Türkiye tam bir kilitlenmişlik halinde. Yapılması gerekenleri yapmamakta ısrar edenler, salgının yönetimini bilime değil, siyasi tercihlere tutsak edenler bugünün sorumluları... Yapılacak iş belli. Salgın yönetimi siyasi amaç ve çıkarlar üzerinden yapılmaz, yapılmamalıdır. Anahtar kelimeler belli: Verileri doğru izlemek, şeffaf paylaşım sağlamak ve ortak akıl ile yürümek. Her şeyden önemlisi ortak akılla doğru yol haritasını belirlemek zorundayız. Hem salgının mevcut halinin kontrolü, hem de normale dönüş rotasının belirlenmesi için temel koşul ortak akıl.

YAPILMASI GEREKENLER

“Türkiye tam bir kilitlenmişlik halinde” dedik. Ancak elimiz kolumuz bağlı değil. Eğer yapılması gerekip bugüne kadar yapmadıklarımızı yapmaya hemen başlarsak bu kilitlenmişlik halinden kurtulabiliriz. Yapılması gerekenler belli. İlk kez söylemiyoruz, ya da ilk kez yazmıyoruz. Tekrar edelim:

1) TAM KAPANMA: Hafta sonu aç / kapalarla salgın hızı düşmez, düşürülemez. Mevcut durum itibariyle en az 28 günlük tam kapanma zaruridir, ama ve fakat demek zamanı geçmiştir.

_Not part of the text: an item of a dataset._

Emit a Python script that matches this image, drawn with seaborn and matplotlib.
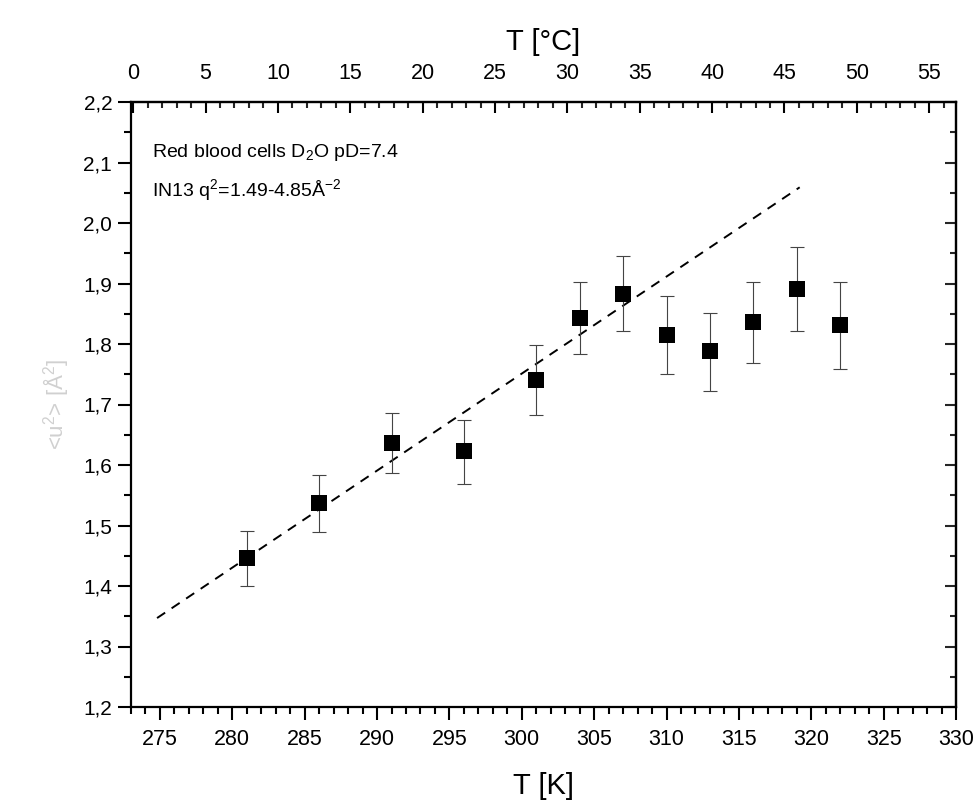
import matplotlib
matplotlib.use("Agg")
import matplotlib.pyplot as plt
import matplotlib.ticker as mticker
import seaborn as sns
import pandas as pd

# Data
temp_K = [281, 286, 291, 296, 301, 304, 307, 310, 313, 316, 319, 322]
msd = [1.446, 1.537, 1.636, 1.623, 1.741, 1.843, 1.883, 1.815, 1.788, 1.836, 1.891, 1.831]
err_up = [0.045, 0.047, 0.050, 0.051, 0.057, 0.060, 0.062, 0.065, 0.064, 0.066, 0.069, 0.072]
err_dn = [0.046, 0.048, 0.050, 0.054, 0.058, 0.060, 0.062, 0.065, 0.066, 0.068, 0.070, 0.073]
fit_K = [274.8, 319.2]
fit_y = [1.347, 2.059]
top_major = [0, 5, 10, 15, 20, 25, 30, 35, 40, 45, 50, 55]
top_minor = list(range(0, 57))
x_label = "T [K]"
top_label = "T [°C]"
y_label = "<u$^2$> [Å$^2$]"
note1 = "Red blood cells D$_2$O pD=7.4"
note2 = "IN13 q$^2$=1.49-4.85Å$^{-2}$"

sns.set_theme(style="white")
plt.rcParams['font.family'] = ['Liberation Sans', 'DejaVu Sans']
plt.rcParams['mathtext.fontset'] = 'custom'
plt.rcParams['mathtext.rm'] = 'Liberation Sans'
plt.rcParams['text.color'] = 'black'
plt.rcParams['axes.labelcolor'] = 'black'

fig = plt.figure(figsize=(9.76, 8.02), dpi=100)
ax = fig.add_axes([131/976, 1-707/802, (956-131)/976, (707-102)/802])

df = pd.DataFrame({"T": temp_K, "u2": msd})
ax.errorbar(temp_K, msd, yerr=[err_dn, err_up], fmt='none', ecolor='#444444',
            elinewidth=0.8, capsize=5, capthick=0.8, zorder=2)
sns.scatterplot(data=df, x="T", y="u2", marker='s', s=125, color='black',
                edgecolor='black', linewidth=0, ax=ax, zorder=3)
sns.lineplot(x=fit_K, y=fit_y, ax=ax, color='black', linestyle=(0, (5, 4)),
             linewidth=1.4, zorder=1)

ax.set_xlim(273, 330)
ax.set_ylim(1.2, 2.2)
ax.xaxis.set_major_locator(mticker.MultipleLocator(5))
ax.xaxis.set_minor_locator(mticker.MultipleLocator(1))
ax.yaxis.set_major_locator(mticker.MultipleLocator(0.1))
ax.yaxis.set_minor_locator(mticker.MultipleLocator(0.05))
ax.xaxis.set_major_formatter(mticker.FuncFormatter(lambda v, p: f"{v:.0f}"))
ax.yaxis.set_major_formatter(mticker.FuncFormatter(lambda v, p: f"{v:.1f}".replace('.', ',')))

for s in ax.spines.values():
    s.set_linewidth(1.6)
    s.set_color('black')
    s.set_visible(True)

ax.tick_params(axis='both', which='both', colors='black', width=1.5)
ax.tick_params(axis='x', which='major', direction='out', length=9.5, bottom=True,
               pad=6, labelsize=15.5)
ax.tick_params(axis='x', which='minor', direction='out', length=5, bottom=True)
ax.tick_params(axis='y', which='major', direction='out', length=9.5, left=True,
               right=False, pad=4, labelsize=15)
ax.tick_params(axis='y', which='minor', direction='out', length=5, left=True, right=False)

ax.set_xlabel(x_label, fontsize=21, labelpad=16, color='black')
ax.set_ylabel(y_label, fontsize=16, labelpad=9, color='#d0d0d0')

secax = ax.secondary_xaxis('top', functions=(lambda k: k - 273.15, lambda c: c + 273.15))
secax.xaxis.set_major_locator(mticker.FixedLocator(top_major))
secax.xaxis.set_minor_locator(mticker.FixedLocator(top_minor))
secax.xaxis.set_major_formatter(mticker.FixedFormatter([str(v) for v in top_major]))
secax.tick_params(axis='x', which='major', direction='in', length=8, width=1.5,
                  labelsize=15.5, pad=13, colors='black')
secax.tick_params(axis='x', which='minor', direction='in', length=4.5, width=1.5)
secax.set_xlabel(top_label, fontsize=21, labelpad=9, color='black')
secax.spines['top'].set_linewidth(1.6)

secy = ax.secondary_yaxis('right')
secy.yaxis.set_major_locator(mticker.MultipleLocator(0.1))
secy.yaxis.set_minor_locator(mticker.MultipleLocator(0.05))
secy.tick_params(axis='y', which='major', direction='in', length=8, width=1.5, labelright=False)
secy.tick_params(axis='y', which='minor', direction='in', length=4.5, width=1.5)
secy.spines['right'].set_linewidth(1.6)

ax.text(0.026, 0.917, note1, transform=ax.transAxes, fontsize=14, va='center',
        ha='left', color='black')
ax.text(0.026, 0.853, note2, transform=ax.transAxes, fontsize=14, va='center',
        ha='left', color='black')

fig.savefig("out.png", dpi=100)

2)İZLEME/TEST/KARANTİNA: Olması gerektiği biçimde ve taviz verilmeden sürdürülmelidir. Sadece Covid-19’a ilişkin bulgusu olanlar değil, temaslıların tamamına da bulguları olsun ya da olmasın test yapılmalıdır. Amaç sokaklarda serbestçe dolaşan virüslü kişi sayısını doğru tespit etmek ve bu kişilerin virüsü yaymalarını engellemek olmalıdır. Test sayısı ne kadar yüksek tutulursa tanı ve izolasyon şansı da o kadar artacaktır.

3)AŞILAMA STRATEJİSİ: Elimizde halen mevcut aşılar, bundan sonra geleceği söylenen aşılar ve mevcut aşılama hızı ile Covid-19 enfeksiyonun kontrolü mümkün değildir. Mutlaka aşılamak zorunda olduğumuz, ülke nüfusunun yüzde 60-70’lik bölümünün aşılanması bu hızla ancak Ağustos 2022’de tamamlanabilecektir. Bu nedenle tünelin ucundaki ışık olan aşılar, bu haliyle, ülkemiz için tek başına, etkin bir strateji değildir.

4)ETKİN SOSYAL GÜVENLİK SİSTEMİ; Sosyal ve ekonomik eşitsizlik, Covid-19 vakalarının ve ölümlerinin sayısını artıran en önemli faktörlerden birisi. Bu nedenle toplumun en kırılgan kesimleri başta olmak üzere asgari düzeyde gelir ve tüketim olanağı sağlanacak şekilde yeniden düzenleme yapılmalı, gerçek bir refah destek paketi hayata geçirilmelidir. Tam kapanma durumunda toplumun hiçbir kesimi mağdur edilmemelidir.

Türkiye bunu yapabilir mi? “Evet” yapabilir.

Türkiye’nin bunu yapabilecek insan kaynağı da maddi gücü de vardır. Bugünkü kilitlenme durumu, siyaset kurumunun siyasi tercihleri nedeniyle oluşmuştur. Acilen ve hemen salgın yönetimi siyasi tercih olmaktan çıkartılmalı, bilimsel doğrular eşliğinde, insan sağlığı öncellenerek yeniden planlanmalıdır.